Spiegazione dell’Inculator in 20 righe
Mettiamo per un attimo da parte le risposte retoriche. Nel campo delle startup e dell’innovazione, inculator è un neologismo coniato per sintetizzare i termini incubatore e acceleratore. Comparsa per la prima volta in un rapporto dello Unitus Seed Fund (un fondo di investimento che opera con startup indiane), la parola – secondo il managing partner Will Poole – dovrebbe aiutare nell’opera di standardizzazione della nomenclatura per aiutare le persone a capire come sistemare e comparare “le mele con le mele e le arance con le arance”. Il sito Devex.com sostiene che la parola si imporrà agli investitori, agli imprenditori e a tutti coloro che si interessano di innovazione e che si riuniranno durante l’annuale incontro a San Francisco per il Social Capital Markets.
Una nuova parola per un nuovo concetto. L’inculator dovrebbe rappresentare la sintesi in cui coniugare le possibilità materiali degli incubatori con la spinta e gli incentivi degli acceleratori.
le mele con le mele e le arance con le arance
Gli incubatori forniscono infatti le infrastrutture, gli uffici, la logistica e il networking per le nuove realtà.
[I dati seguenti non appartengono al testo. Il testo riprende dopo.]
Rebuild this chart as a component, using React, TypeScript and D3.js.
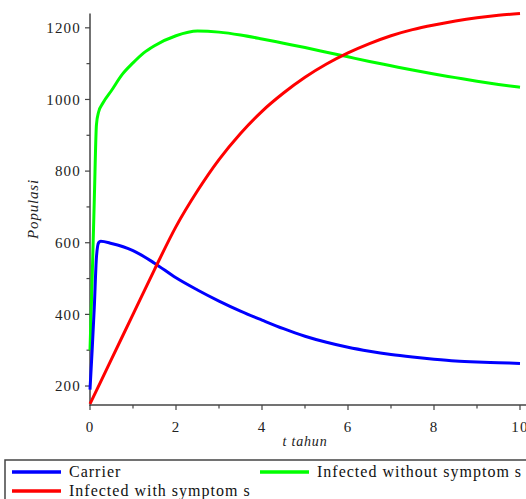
import { useEffect, useRef } from 'react'
import * as d3 from 'd3'

const W = 526, H = 499
const X0 = 90, X1 = 520, Y0 = 405, Y1 = 13.5

// t (tahun) sample points and series values
const carrierT = [0, 0.05, 0.1, 0.15, 0.2, 0.25, 0.5, 1, 1.5, 2, 2.5, 3, 3.5, 4, 4.5, 5, 5.5, 6, 6.5, 7, 7.5, 8, 8.5, 9, 9.5, 10]
const carrier = [190, 300, 420, 560, 600, 604, 598, 578, 543, 502, 468, 437, 409, 384, 360, 339, 322, 308, 297, 288, 281, 275, 270, 267, 265, 263]

const noSymT = [0, 0.05, 0.1, 0.15, 0.2, 0.3, 0.5, 0.75, 1, 1.25, 1.5, 2, 2.5, 3, 3.5, 4, 4.5, 5, 5.5, 6, 6.5, 7, 7.5, 8, 8.5, 9, 9.5, 10]
const noSym = [300, 500, 720, 930, 965, 990, 1025, 1070, 1102, 1130, 1150, 1178, 1191, 1188, 1180, 1169, 1157, 1145, 1132, 1119, 1106, 1094, 1082, 1071, 1061, 1051, 1042, 1034]

const withSymT = [0, 0.5, 1, 1.5, 2, 2.5, 3, 3.5, 4, 4.5, 5, 5.5, 6, 6.5, 7, 7.5, 8, 8.5, 9, 9.5, 10]
const withSym = [150, 275, 400, 525, 645, 745, 832, 905, 967, 1018, 1062, 1099, 1130, 1156, 1178, 1195, 1208, 1219, 1228, 1235, 1240]

const xMajor = [0, 2, 4, 6, 8, 10]
const xMinor = [1, 3, 5, 7, 9]
const yMajor = [200, 400, 600, 800, 1000, 1200]
const yMinor = [300, 500, 700, 900, 1100]

const legendItems = [
  { label: 'Carrier', color: '#0000ff', col: 0, row: 0 },
  { label: 'Infected without symptom s', color: '#00ff00', col: 1, row: 0 },
  { label: 'Infected with symptom s', color: '#ff0000', col: 0, row: 1 },
]

const FONT = "'Times New Roman', Times, 'Liberation Serif', 'DejaVu Serif', 'Noto Serif', serif"

export default function App() {
  const svgRef = useRef<SVGSVGElement>(null)

  useEffect(() => {
    const svg = d3.select(svgRef.current!)
    svg.selectAll('*').remove()

    const x = d3.scaleLinear().domain([0, 10]).range([X0, X1])
    const y = d3.scaleLinear().domain([147, 1240]).range([Y0, Y1])

    const axisCol = '#444'
    const txt = (sel: d3.Selection<SVGTextElement, unknown, null, undefined>, size: number) =>
      sel.style('font-family', FONT).style('font-size', `${size}px`)

    // axes
    svg.append('line').attr('x1', X0).attr('x2', X0).attr('y1', Y1).attr('y2', Y0 + 1)
      .attr('stroke', axisCol).attr('stroke-width', 1.5)
    svg.append('line').attr('x1', X0).attr('x2', W).attr('y1', Y0).attr('y2', Y0)
      .attr('stroke', axisCol).attr('stroke-width', 1.5)

    yMajor.forEach(v => {
      svg.append('line').attr('x1', X0 - 5).attr('x2', X0).attr('y1', y(v)).attr('y2', y(v))
        .attr('stroke', axisCol).attr('stroke-width', 1.2)
      txt(svg.append('text'), 15).attr('x', X0 - 9).attr('y', y(v)).attr('dy', '0.35em')
        .attr('text-anchor', 'end').attr('letter-spacing', 1.2).attr('fill', '#222').text(v)
    })
    yMinor.forEach(v => {
      svg.append('line').attr('x1', X0 - 3.5).attr('x2', X0).attr('y1', y(v)).attr('y2', y(v))
        .attr('stroke', axisCol).attr('stroke-width', 1.2)
    })
    xMajor.forEach(v => {
      svg.append('line').attr('x1', x(v)).attr('x2', x(v)).attr('y1', Y0).attr('y2', Y0 + 5)
        .attr('stroke', axisCol).attr('stroke-width', 1.2)
      txt(svg.append('text'), 15).attr('x', x(v)).attr('y', 432)
        .attr('text-anchor', 'middle').attr('letter-spacing', 1.2).attr('fill', '#222').text(v)
    })
    xMinor.forEach(v => {
      svg.append('line').attr('x1', x(v)).attr('x2', x(v)).attr('y1', Y0).attr('y2', Y0 + 3.5)
        .attr('stroke', axisCol).attr('stroke-width', 1.2)
    })

    // axis titles
    txt(svg.append('text'), 14).attr('x', (X0 + X1) / 2).attr('y', 446)
      .attr('text-anchor', 'middle').style('font-style', 'italic')
      .attr('letter-spacing', 0.8).attr('fill', '#222').text('t tahun')
    txt(svg.append('text'), 15).attr('transform', 'translate(38,209) rotate(-90)')
      .attr('text-anchor', 'middle').style('font-style', 'italic')
      .attr('letter-spacing', 0.8).attr('fill', '#222').text('Populasi')

    // curves
    const draw = (ts: number[], vs: number[], color: string) => {
      const line = d3.line<number>()
        .x((_, i) => x(ts[i])).y(v => y(v)).curve(d3.curveMonotoneX)
      svg.append('path').datum(vs)
        .attr('fill', 'none').attr('stroke', color).attr('stroke-width', 3)
        .attr('stroke-linejoin', 'round').attr('d', line)
    }
    draw(noSymT, noSym, '#00ff00')
    draw(carrierT, carrier, '#0000ff')
    draw(withSymT, withSym, '#ff0000')

    // legend
    svg.append('rect').attr('x', 5).attr('y', 460).attr('width', 560).attr('height', 80)
      .attr('fill', 'none').attr('stroke', '#444').attr('stroke-width', 1.5)
    legendItems.forEach(({ label, color, col, row }) => {
      const lx = col === 0 ? 12 : 260
      const ly = 472 + row * 19
      svg.append('line').attr('x1', lx).attr('x2', lx + 49).attr('y1', ly).attr('y2', ly)
        .attr('stroke', color).attr('stroke-width', 3.5)
      txt(svg.append('text'), 16).attr('x', lx + 57).attr('y', ly).attr('dy', '0.32em')
        .attr('letter-spacing', 1).attr('fill', '#111').text(label)
    })
  }, [])

  return (
    <svg ref={svgRef} width={W} height={H}
      style={{ position: 'absolute', left: 0, top: 0, background: '#fff' }} />
  )
}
Gli acceleratori sostengono le startup in fase di avvio e accelerazione investendo per poter far aumentare la crescita in tempi più brevi. Gli inculator rappresenterebbero quindi la realtà di alcuni incubatori e acceleratori che non si limitano più solo agli aspetti pratici della crescita o della connessione, ma permettono la crescita e lo sviluppo delle startup con una proiezione verso il futuro.
Gli inculator avrebbero anche il vantaggio di indirizzare e veicolare meglio sia le aspettative degli startupper che di coloro che in queste investono. Questa nuova realtà dovrebbe descrivere ciò che già accade in alcuni incubatori che non si limitano agli aspetti materiali e in alcuni acceleratori che forniscono anche supporto materiale. Gli inculator sono realtà già esistenti solo che ancora non avevano ricevuto un nome che le identificasse. Speriamo solo che in questo caso il motto latino “nomen omen” non sia poi così azzeccato.